The effect lasts only a few picoseconds but demonstrates a way to manipulate the optical properties of materials

The Stockholm papyrus, a manuscript acquired (don’t ask how) by the Swedish vice-consul in Alexandria in 1828, is one of the richest sources of knowledge about the alchemical arts in antiquity. Thought to have been written around 300AD, it contains recipes for making dyes and preparing gemstones, pearls and metals. The papyrus offers the first inkling that some alchemical transformations were about deception. One recipe, for example, tells how to ‘give objects of copper the appearance of gold’.

The trick involves coating the object with a preparation of powdered gold and lead – a kind of crude gold plating. The instructions assure the reader that the operation ‘is difficult to detect, because rubbing gives the mark of a gold object, and heat consumes the lead but not the gold.’

Throughout the long history of alchemy (surveyed in my illustrated book Alchemy published this September), there was a tension between attempts to genuinely transform base metals into gold and techniques for simply mimicking gold’s appearance – a tension complicated by the fact that the distinction between these two goals was not always clear even to practitioners.

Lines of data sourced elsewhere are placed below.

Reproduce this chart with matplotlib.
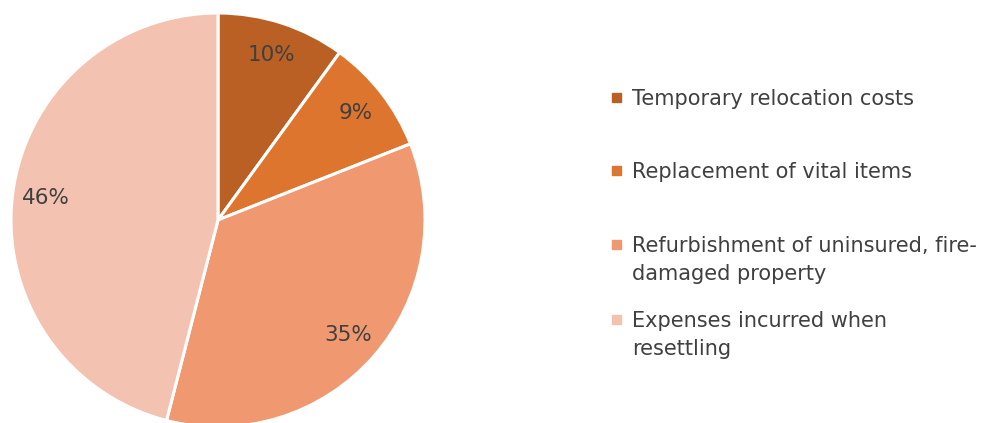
import matplotlib.pyplot as plt
from matplotlib.patches import Rectangle

categories = ["Temporary relocation costs",
              "Replacement of vital items",
              "Refurbishment of uninsured, fire-\ndamaged property",
              "Expenses incurred when\nresettling"]
shares = [10, 9, 35, 46]
colors = ['#BA6024', '#DE752F', '#F09870', '#F4C2B1']
text_color = '#404040'

plt.rcParams['font.family'] = ['DejaVu Sans']

fig = plt.figure(figsize=(9.92, 4.23), dpi=100)
W, H = 992, 423
cx, cy, r = 218, 220, 207
ax = fig.add_axes([(cx - r) / W, (H - cy - r) / H, 2 * r / W, 2 * r / H])
ax.pie(shares, colors=colors, startangle=90, counterclock=False,
       autopct='%1.0f%%', pctdistance=0.84,
       wedgeprops=dict(edgecolor='white', linewidth=2.2),
       textprops=dict(color=text_color, fontsize=15.5))
ax.set_xlim(-1, 1)
ax.set_ylim(-1, 1)
ax.set_aspect('equal')
ax.axis('off')

# legend drawn by hand (entries are unevenly spaced in the original)
first_baseline = [105, 178, 252, 327]
line_gap = 28
for lab, col, y in zip(categories, colors, first_baseline):
    fig.patches.append(Rectangle((612 / W, 1 - (y - 3) / H), 9 / W, 9 / H,
                                 transform=fig.transFigure, color=col))
    # baseline alignment uses the last line of multi-line text
    last = y + line_gap * lab.count('\n')
    fig.text(632 / W, 1 - last / H, lab, color=text_color, fontsize=15,
             va='baseline', ha='left', linespacing=1.47)

fig.savefig('out.png', dpi=100)
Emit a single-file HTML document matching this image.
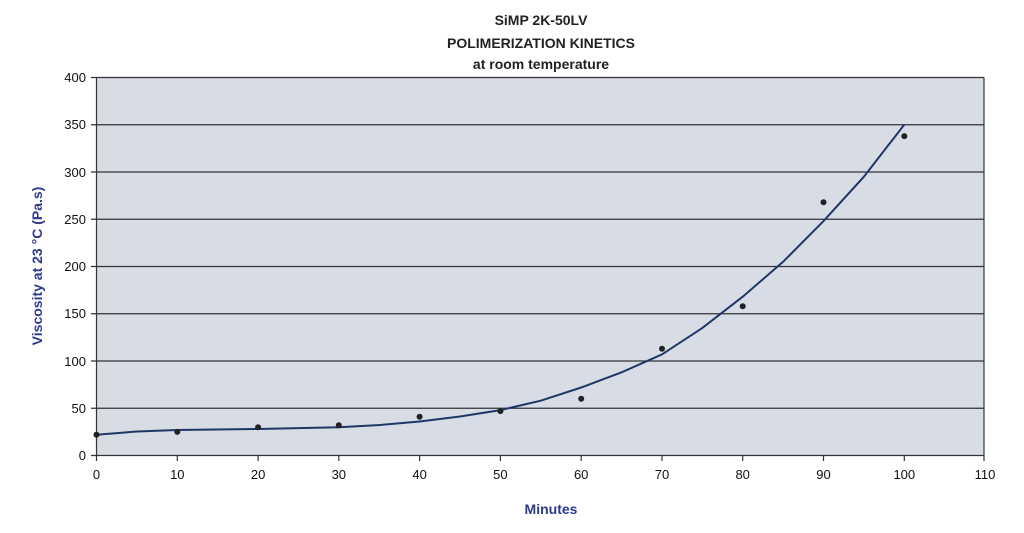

Now there’s a new way to conduct alchemical deception, using light to manipulate the quantum states of matter itself. Gerard McCaul of Loughborough University in the UK, Denys Bondar of Tulane University in the US, and their colleagues outlined the principles five years ago,1 and they have now demonstrated the method experimentally in collaboration with Thomas Elsaesser and coworkers at the Max Born Institute for Nonlinear Optics in Germany.2

Changing water into wine

Source: © ArtMari/Shutterstock

While we haven’t yet achieved the alchemists’ goal of transmutation, there is now a method that can briefly make water appear to be alcohol

Suppose you could manipulate the optical properties of lead so that the light it reflects exactly mimics the reflectance spectrum of gold, with its sharp dip at wavelengths above 500nm that give the characteristic red-yellow sheen of the precious metal. This sort of thing, McCaul and colleagues explain, is possible using so-called quantum tracking control, where laser irradiation of a sample alters its quantum states such that the observable properties – the reflectance spectrum, say – are driven towards some pre-specified target. Then, the researchers say, ‘it is possible to create “driven imposters” where a given system’s response can be tailored to mimic that of an entirely different material.’ By reshaping electron clouds, you could make anything look like anything else.

Thus the technique can in principle make lead appear like gold. In practice it’s hard, not least because the control field must be able to manipulate the system’s response over a wide frequency range. That’s why it has taken the team five years to demonstrate the method in a real material system. They chose not to go for gold, but rather, to effect an equally culturally resonant transformation: turning water into wine.

Specifically, McCaul and colleagues have made water take on the appearance of alcohol – not ethanol, but isopropyl alchohol (IPA) – in the terahertz frequency range. Were you to judge the composition of the liquid from its THz spectrum, you’d imagine it was IPA. For good measure, the team also gave water the appearance of antifreeze: ethylene glycol.

Don’t cancel your wine subscription yet!

Denys Bondar

In this frequency region, the spectrum is dominated by collective, many-body quasiparticle excitations called polarons, which arise from the interactions of solvated electrons with collective vibrations (phonons) of the polar molecules. The goal was then to use the control field to sculpt the water polarons into states resembling those of IPA: to create what the researchers call ‘polar impostorons’.

The key is to tune the solvated electrons, which Bondar suggests regarding as ‘electrons wearing a coat made of surrounding liquid molecules’ – in fact, perhaps many thousands of such molecules – using femtosecond laser pulses. Simply by changing the concentration of solvated electrons, the frequency and lineshape of the polaron resonance at about 0.7 THz for water can be made very similar to those of IPA and ethylene glycol.

The spectra are ultimately dependent on the dielectric function of the liquids – how they respond to oscillating electric fields – which has both a real and imaginary part. At this stage the researchers can only control the real part of the function, so the mimicry is only partial and lasts for only a few picoseconds. Bondar advises that you ‘don’t cancel your wine subscription yet!’

All the same, the experiment offers a proof of principle for the feasibility of making quantum impostors. Why might you want to do that? Not really for any trickery. But imagine being able to write properties optically into a material – to switch it, say, into a conductive, transparent or a superconducting state.3,4 Elsaesser’s team has already shown that they can use polar impostorons to transform an ordinary liquid temporarily into an exotic phase called an ‘epsilon-near-zero’ material, in which the phase velocity of light approaches infinity.5 For this modern alchemy, the possibilities are limited only by our imagination.